Prinnierating: Nope. Would not use again.
Semi-Bonus: An actually bloody-looking Bloodlust even if you don’t need it
Bonus: A command table, anywhere!
Comments: Extra extra bonus: if you are almost totally dead, he’ll cast the dinkiest Chain Heal ever. Chances are it won’t actually be super helpful if you’re getting smashed to pieces by a bazillion adds (that would make him unfairly better than the rest), but hey, at least you feel like he’s trying to be supportive. Leo here likes the Sun Rock, learning, and long walks around your Garrison on patrol. Now that I’ve maxed out rep with him, I’m starting to feel bad about the lack of learning opportunities he gets, and I’m avoiding him at all costs.
Prinnierating: Okay, until you suddenly realize you’re not cut out to teach anybody anything about the world.
Name: Talonpriest Ishaal
Class: Shadow Priest
Semi-Bonus: Not being crazy, I think
Bonus: Ishaal has a side contract with United Draenor Mail Service, so neither sleet, nor snow, nor a hail of orcs will stop you from getting your mail, no matter where you stand
Comments: At first, it seemed like the worst thing was going through all of Spires of Arak to get Ishaal, but then I realized it wasn’t that bad, since I needed the cash more than I hated the repetition. In the end, I saw one big problem: bodyguards in general when combined with a pet-based class played by someone who is also into pet battling and who may also be joined at any given moment by quest-based NPCs. Let’s see, there’s me, there’s my hunter pet, there’s my battle pet, there’s Rexxar’s bird, there’s my
bird bodyguard and his enormous mount, and sometimes he summons a thingiethenameofwhichIforget too!
Prinnierating: Dude is almost sane. If you’ve suffered through max reputation with Aeda, Ishaal seems almost forgettable – and that’s good.
Semi-Bonus: I don’t know, haven’t gotten that far
Bonus: Repairs, anywhere in Draenor, anytime
Comments: Tormmok is super close to a flight path and as a result he’s ridiculously easy to get, but even so, he happens to be standing nowhere in particular, which means you won’t run into him unless you’re specifically looking for him. I’ve gone through Gorgrond four times now, and only the last time did I know where to look. Tormmok has almost disturbingly defined nipples. Seriously. Whenever you look at him, he seems faceless thanks to the helm, so your eyes are drawn unwillingly ever downward, where they make themselves quite obvious. New idea for a feature: TRANSMOG FOR BODYGUARDS.
In other news, Tormmok is EXTREMELY TALL (well, compared to a goblin at least), and thus I keep on clicking on him rather than the NPC or item I actually want to interact with.
Prinnierating: He’d be better if he would stand a little farther to one side so I can see NPCs again. [EDIT: Just read the patch notes and saw “A vendor at the Barracks now sells an item that allows a character to shrink their Bodyguards for 60 minutes.” PERFECT.]
Class: Confused Mage
Semi-Bonus: ZOMG METEORS!!! (And a Cauterize should you be near death)

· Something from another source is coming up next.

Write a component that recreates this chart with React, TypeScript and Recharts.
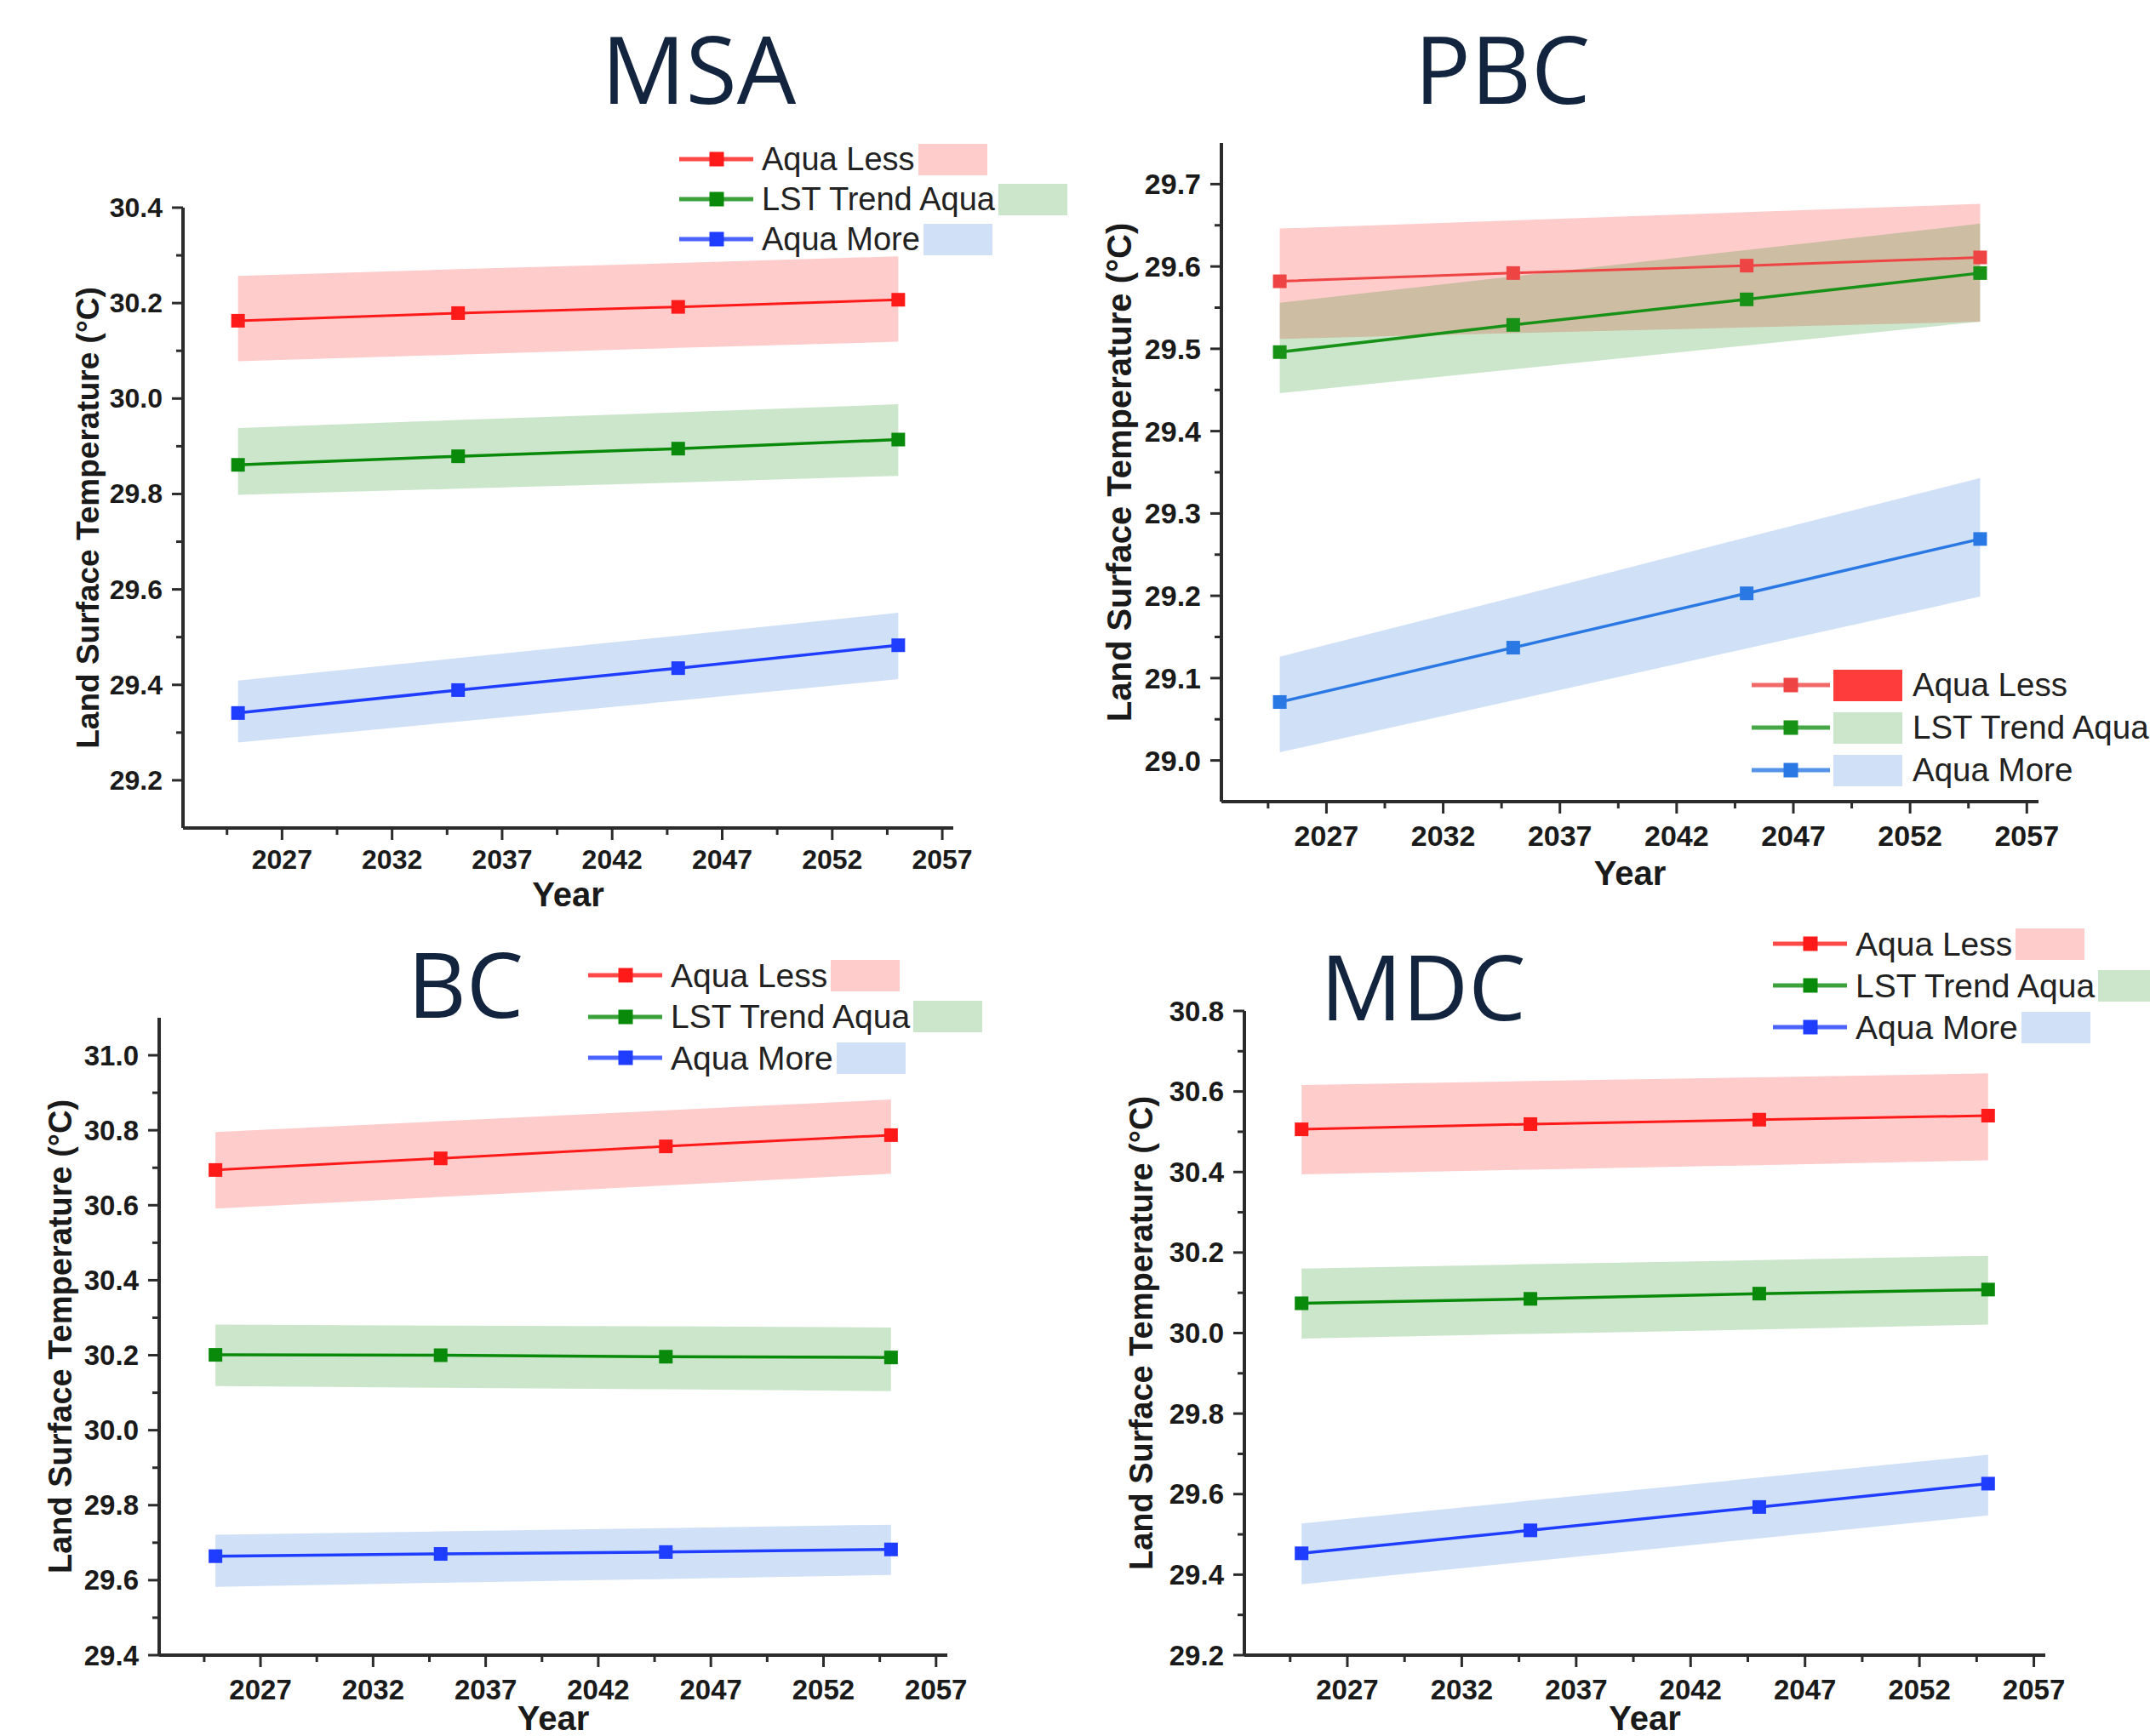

Bonus: A portal back to your Garrison!
Comments: Vivianne is chatty to the point of being somewhat irritating (like pretty much every NPC ever in WoD). We were in Nagrand one day when she went totally bonkers on me and wouldn’t stop saying the same things over and over and over, even when we were just standing there. Reloading did nothing, so it turned awkward. I didn’t know whether I should scream back or do the good ol’ polite smile-and-nod while privately hoping she’d get herself together sometime soon. Suffice it to say, the experience made me feel a bit iffy on Vivianne. Still, lots of people loooooooove her sayings, so I guess I’m the only one she’s done that to.
Also, p.s., on the “Vivianne, what are you smoking?” front, her phrases aren’t necessarily, uh, applicable to the mob in question (see image, above).
Prinnierating: Okay, as long as she doesn’t lose it.